[Date Prev][Date Next] [Chronological] [Thread] [Top]

(ITS#4708) refreshAndPersist retry parameter isn't meaningful



Full_Name: Aaron Richton
Version: HEAD/RE23
OS: CentOS 4.4
URL: ftp://ftp.openldap.org/incoming/richton-20061011.patch
Submission from: (NULL) (128.6.31.135)


In the event of a loss of connection with the syncrepl server, slapd(8) in its
role as syncrepl client is expected to retry consistent with any setting in a
"retry" configuration clause. However, a refreshAndPersist client in connected
state will merely wait (forever) for the (nonexistent lost) connection to
provide data in the event of a network failure. There is no current application
layer nor network layer awareness of the connection failure apart from "it's
been quiet for a long time," which doesn't make a good algorithm. From a *ix
network stack standpoint, connections remain ESTABLISHED even in the face of
network failure, and slapd(8) doesn't have a clue that it should be retrying.

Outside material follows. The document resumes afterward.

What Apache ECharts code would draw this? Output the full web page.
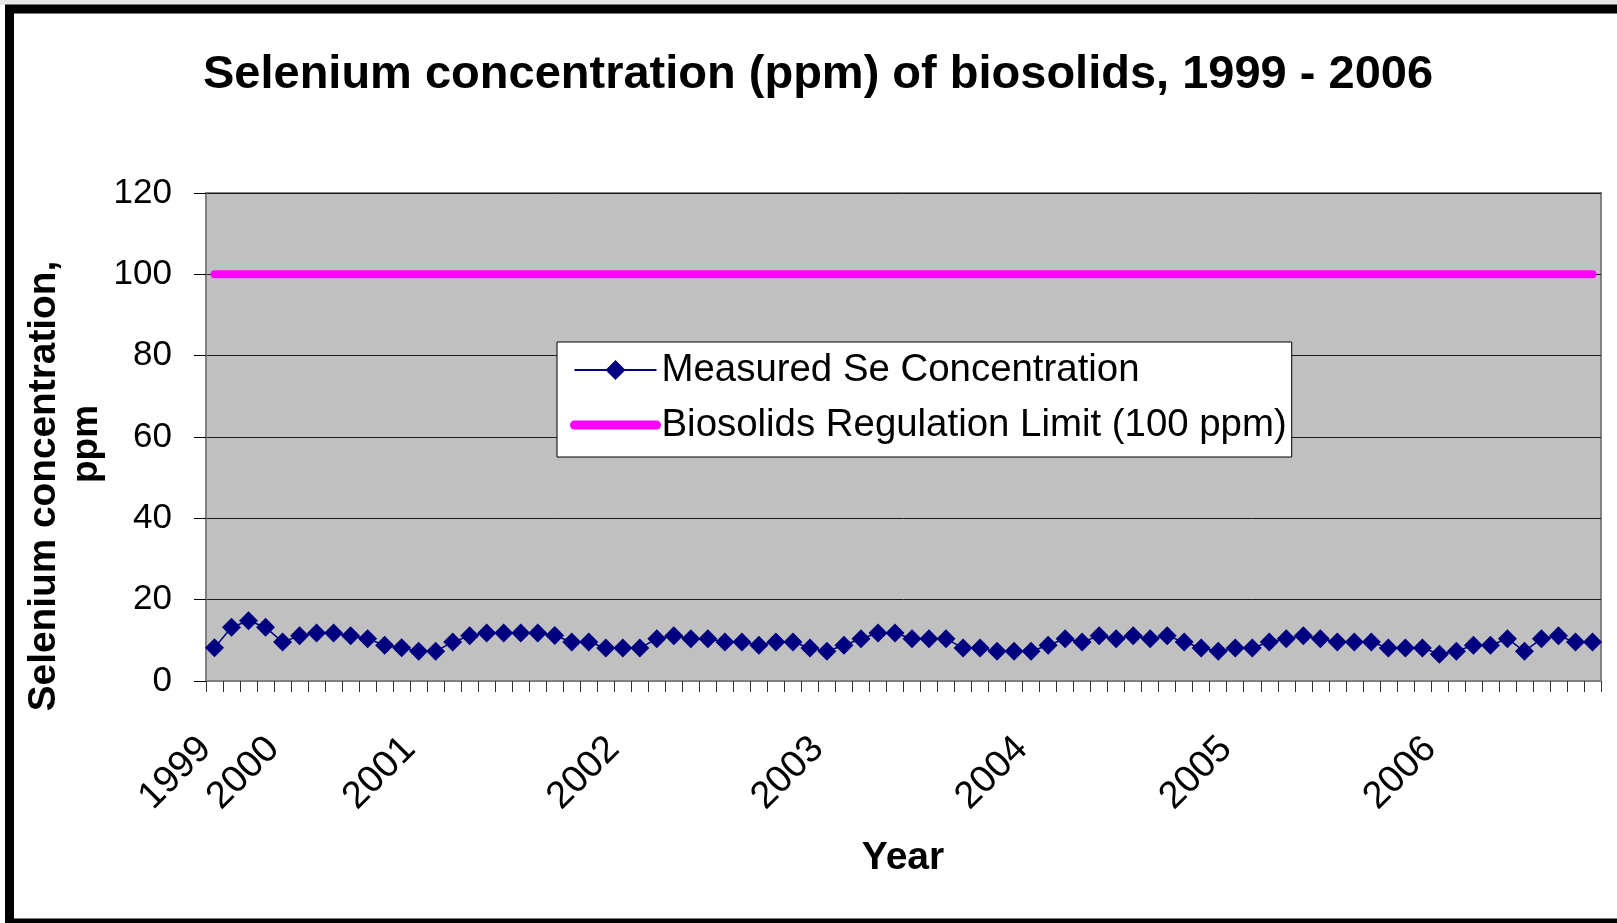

The linked patch turns on SO_KEEPALIVE if available, creating network layer
awareness of the connection failure. When combined with appropriate IP stack
tuning (out of the scope of OpenLDAP), very quick retry times can be
accomplished. I have found any retries impossible without this patch.

To replicate, install OpenLDAP with refreshAndPersist, and do something brutal
to the consumer network -- firewall off communication with your master server,
pull the network cable, etc. Wait for the connection to die off on the master
server (slapd/daemon.c already makes SO_KEEPALIVE on the server side), then
restore proper network state to the consumer. netstat on the syncrepl client
will show ESTABLISHED; it's ignorant of your network destruction and will never
retry because it still believes everything is happy.